There is some poetic irony here. For the sake of winning arguments with strangers on the Internet, we take peoples’ sons, daughters, brothers, sisters, fathers, mothers, and feed them en masse to a toy war machine of our own design. This machine exists for the sole purpose of keeping a red, white and blue cloth clean, presentable, and immune to scrutiny from the Soros-funded liberal keyboard commandos on Facebook.

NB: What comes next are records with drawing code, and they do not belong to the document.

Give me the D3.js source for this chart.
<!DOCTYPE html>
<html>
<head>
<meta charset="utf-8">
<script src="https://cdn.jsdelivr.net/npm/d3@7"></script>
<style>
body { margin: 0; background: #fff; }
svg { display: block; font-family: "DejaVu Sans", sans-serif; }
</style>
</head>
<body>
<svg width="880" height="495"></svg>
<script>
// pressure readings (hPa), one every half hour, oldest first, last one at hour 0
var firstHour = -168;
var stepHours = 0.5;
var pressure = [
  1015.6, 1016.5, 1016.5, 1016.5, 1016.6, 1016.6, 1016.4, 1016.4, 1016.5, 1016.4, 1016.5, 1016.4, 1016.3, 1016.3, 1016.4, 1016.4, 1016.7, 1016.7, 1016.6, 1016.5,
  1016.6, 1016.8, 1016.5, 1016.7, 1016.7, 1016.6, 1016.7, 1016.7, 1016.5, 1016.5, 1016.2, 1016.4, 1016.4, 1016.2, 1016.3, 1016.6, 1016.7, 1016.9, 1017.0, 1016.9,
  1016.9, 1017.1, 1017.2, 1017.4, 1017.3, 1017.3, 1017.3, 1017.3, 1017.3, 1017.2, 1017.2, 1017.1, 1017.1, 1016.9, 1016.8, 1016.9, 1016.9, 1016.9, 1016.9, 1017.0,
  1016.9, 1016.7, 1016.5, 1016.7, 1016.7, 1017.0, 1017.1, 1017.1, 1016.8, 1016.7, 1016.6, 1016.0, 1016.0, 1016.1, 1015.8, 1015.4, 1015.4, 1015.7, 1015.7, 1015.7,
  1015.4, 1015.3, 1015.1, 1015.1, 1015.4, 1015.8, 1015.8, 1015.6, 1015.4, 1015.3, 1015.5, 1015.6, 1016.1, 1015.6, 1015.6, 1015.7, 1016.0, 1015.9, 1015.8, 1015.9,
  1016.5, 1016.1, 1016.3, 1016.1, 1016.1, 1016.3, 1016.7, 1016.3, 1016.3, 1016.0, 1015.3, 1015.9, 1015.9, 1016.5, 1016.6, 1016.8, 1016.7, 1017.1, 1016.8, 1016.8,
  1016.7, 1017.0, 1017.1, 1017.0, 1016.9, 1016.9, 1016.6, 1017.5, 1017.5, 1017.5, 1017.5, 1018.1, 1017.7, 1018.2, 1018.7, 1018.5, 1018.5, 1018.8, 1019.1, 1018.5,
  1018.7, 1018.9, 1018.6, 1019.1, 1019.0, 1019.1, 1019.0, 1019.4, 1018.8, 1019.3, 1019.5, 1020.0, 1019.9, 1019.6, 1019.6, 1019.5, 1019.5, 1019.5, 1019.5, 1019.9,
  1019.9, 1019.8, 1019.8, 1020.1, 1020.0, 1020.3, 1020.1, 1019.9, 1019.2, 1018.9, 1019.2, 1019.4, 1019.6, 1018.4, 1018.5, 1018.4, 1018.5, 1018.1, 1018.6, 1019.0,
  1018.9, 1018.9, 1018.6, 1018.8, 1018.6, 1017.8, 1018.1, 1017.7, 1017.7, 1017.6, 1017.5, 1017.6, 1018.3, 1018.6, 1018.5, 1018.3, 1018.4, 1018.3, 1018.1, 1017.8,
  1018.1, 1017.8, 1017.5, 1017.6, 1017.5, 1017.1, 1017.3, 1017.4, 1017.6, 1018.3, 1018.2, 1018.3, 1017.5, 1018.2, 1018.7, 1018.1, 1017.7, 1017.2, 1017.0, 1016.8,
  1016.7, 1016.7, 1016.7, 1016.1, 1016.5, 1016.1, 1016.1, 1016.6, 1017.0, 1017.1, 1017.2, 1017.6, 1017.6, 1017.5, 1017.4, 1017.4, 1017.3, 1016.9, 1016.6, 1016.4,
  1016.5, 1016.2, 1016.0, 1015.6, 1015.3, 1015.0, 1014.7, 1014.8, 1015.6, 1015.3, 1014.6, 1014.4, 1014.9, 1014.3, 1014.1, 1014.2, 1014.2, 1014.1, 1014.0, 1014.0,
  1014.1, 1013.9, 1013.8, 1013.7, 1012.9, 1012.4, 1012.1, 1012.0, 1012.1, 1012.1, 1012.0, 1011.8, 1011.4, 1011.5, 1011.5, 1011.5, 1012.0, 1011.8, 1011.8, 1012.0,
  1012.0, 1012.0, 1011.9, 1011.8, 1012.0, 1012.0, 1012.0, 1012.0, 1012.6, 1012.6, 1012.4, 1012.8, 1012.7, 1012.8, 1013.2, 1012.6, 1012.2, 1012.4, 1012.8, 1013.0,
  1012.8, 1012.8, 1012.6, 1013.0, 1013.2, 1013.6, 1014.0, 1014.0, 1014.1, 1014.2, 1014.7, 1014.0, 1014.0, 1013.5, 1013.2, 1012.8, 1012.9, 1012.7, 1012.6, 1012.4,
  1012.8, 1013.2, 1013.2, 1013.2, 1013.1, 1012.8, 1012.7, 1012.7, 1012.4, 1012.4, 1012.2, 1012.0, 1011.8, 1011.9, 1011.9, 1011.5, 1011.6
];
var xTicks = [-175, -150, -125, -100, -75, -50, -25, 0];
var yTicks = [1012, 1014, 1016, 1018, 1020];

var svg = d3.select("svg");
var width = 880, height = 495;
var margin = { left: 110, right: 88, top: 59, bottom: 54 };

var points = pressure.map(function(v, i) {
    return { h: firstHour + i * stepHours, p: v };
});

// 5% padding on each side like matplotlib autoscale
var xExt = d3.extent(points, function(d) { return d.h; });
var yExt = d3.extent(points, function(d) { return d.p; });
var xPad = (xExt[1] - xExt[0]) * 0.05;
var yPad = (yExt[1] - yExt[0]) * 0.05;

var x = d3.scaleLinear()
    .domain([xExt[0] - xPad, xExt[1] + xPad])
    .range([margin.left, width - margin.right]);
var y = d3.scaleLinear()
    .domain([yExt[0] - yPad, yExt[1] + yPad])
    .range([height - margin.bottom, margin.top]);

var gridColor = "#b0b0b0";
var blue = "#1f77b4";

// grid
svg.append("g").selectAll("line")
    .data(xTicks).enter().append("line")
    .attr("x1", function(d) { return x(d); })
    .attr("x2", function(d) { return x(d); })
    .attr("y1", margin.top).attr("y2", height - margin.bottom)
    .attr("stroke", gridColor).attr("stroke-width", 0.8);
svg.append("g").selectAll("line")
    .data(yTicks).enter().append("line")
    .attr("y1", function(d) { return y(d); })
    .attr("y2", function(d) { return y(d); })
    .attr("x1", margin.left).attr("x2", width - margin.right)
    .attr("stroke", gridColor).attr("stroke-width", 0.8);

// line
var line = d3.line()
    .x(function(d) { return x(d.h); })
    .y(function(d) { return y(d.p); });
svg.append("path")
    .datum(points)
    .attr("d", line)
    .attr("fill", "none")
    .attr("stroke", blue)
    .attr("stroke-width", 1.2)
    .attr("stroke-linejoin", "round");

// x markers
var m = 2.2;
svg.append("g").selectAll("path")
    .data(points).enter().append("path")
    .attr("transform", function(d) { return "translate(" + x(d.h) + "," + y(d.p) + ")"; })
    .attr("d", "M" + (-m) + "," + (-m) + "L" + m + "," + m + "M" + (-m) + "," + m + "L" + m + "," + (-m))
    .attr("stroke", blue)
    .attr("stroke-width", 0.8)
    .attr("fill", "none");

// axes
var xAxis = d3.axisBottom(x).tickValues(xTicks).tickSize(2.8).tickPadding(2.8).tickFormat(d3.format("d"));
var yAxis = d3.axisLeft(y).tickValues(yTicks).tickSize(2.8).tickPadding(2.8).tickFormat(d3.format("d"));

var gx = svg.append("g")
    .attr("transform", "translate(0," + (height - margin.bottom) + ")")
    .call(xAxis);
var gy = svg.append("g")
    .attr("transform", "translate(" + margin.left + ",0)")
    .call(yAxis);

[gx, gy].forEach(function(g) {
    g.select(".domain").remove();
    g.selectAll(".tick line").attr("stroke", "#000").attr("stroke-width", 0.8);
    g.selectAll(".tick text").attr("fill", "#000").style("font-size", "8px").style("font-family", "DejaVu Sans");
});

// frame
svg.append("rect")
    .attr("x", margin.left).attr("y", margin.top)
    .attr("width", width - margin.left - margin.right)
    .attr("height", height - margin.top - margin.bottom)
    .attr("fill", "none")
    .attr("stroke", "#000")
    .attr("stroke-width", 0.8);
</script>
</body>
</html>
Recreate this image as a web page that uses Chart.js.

It’s similar to what the real war machine does — it takes our loved ones and ships them to every corner of the world, compelling them to kill other peoples’ loved ones, and when those people become radicalized terrorists, our loved ones are expected to kill them, too. When those conflicts create refugee crisis, those refugees come to our rich country’s doorstep where many are turned away. Our loved ones come back as shells of the people they were previously, often lacking access to quality health care and mentally deteriorating, while those like Lockheed Martin boasts of high stock prices and major sporting events honor veterans in a way that seems less like honor, but more like a recruiting tactic. These tactics use the uniquely American ideals of honor, sacrifice and hard work and preach that these are accessible to anyone willing to go talk to their local recruiter today. In this Hell of our own creation, you can be anointed. Damn near deified, even, should you make the “ultimate sacrifice”.

People aware of the contradictions of the military industrial complex, refugee crises and the destabilization of various regions where their governments’ autonomies were violated by American imperialism, also tend to understand the institutional methods by which domestic support for these atrocities is gained. Edward Bernays, the asshole who developed the method and led the charge for public relations during the US-backed coup of Guatemala, literally wrote the book on it (Propaganda, 1928). We’ve had a lot of time since the early days to fine-tune the process for the 21st-century palate: to make a cause look noble, the “otherness” of someone must be demonized, so that when it is crushed by our military might, we are the ones that come off as heroic. What many call the “one-two punch of history”, the 9/11 attacks on the World Trade Center and the Market Crash of ‘08, refined this crusade in a holy and vengeful fire.

It’s easy to find this kind of active demonization in the wild, in particular, when reactionaries start to cite statistics about black-on-black violence, which divorces the mind from material realities of poverty and exploitation that accelerated certain patterns of violence in those communities in the first place. Enter the police, equally as deified as the military (and increasingly, equally equipped), who stand between the comfort of whiteness and the contradiction of blackness, where every wrong move is worthy of a death sentence. It’s the type of rabid “whataboutism” that results in a feedback loop where one feels more patriotic with every dying body thrown under the bus.

Colin Kaepernick and the other NFL athletes were not protesting the anthem because they wanted to disrespect the troops or the flag. In his own words, Colin refused to demonstrate any kind of pride in a country that oppresses black people and other people of color, that kills them in the streets and feeds them to a bureaucratic monster that shits out paid leaves and non-indictments. Shit stinks enough already without having to sniff out certain aromas for things in the environment around you that might determine whether you live or die.

 

In order to reframe the argument, flag worshippers didn’t even have to ignore the reality of police violence. They can leave offerings at the altar of that false god while praying to another — active duty soldier and veterans — because they have both demonstrated their might and heroism in the same way: the systemic slaughter of people who look a lot like the evil football man, Kaepernick.

Whether wittingly or unwittingly, flag worshippers are the star-spangled death cult of the 21st-century, where solipsistic ideas about liberty thrive and where people of color, soldiers, and refugees go to die because that’s a sacrifice those privileged people are willing to make — which makes them patriots in their own minds.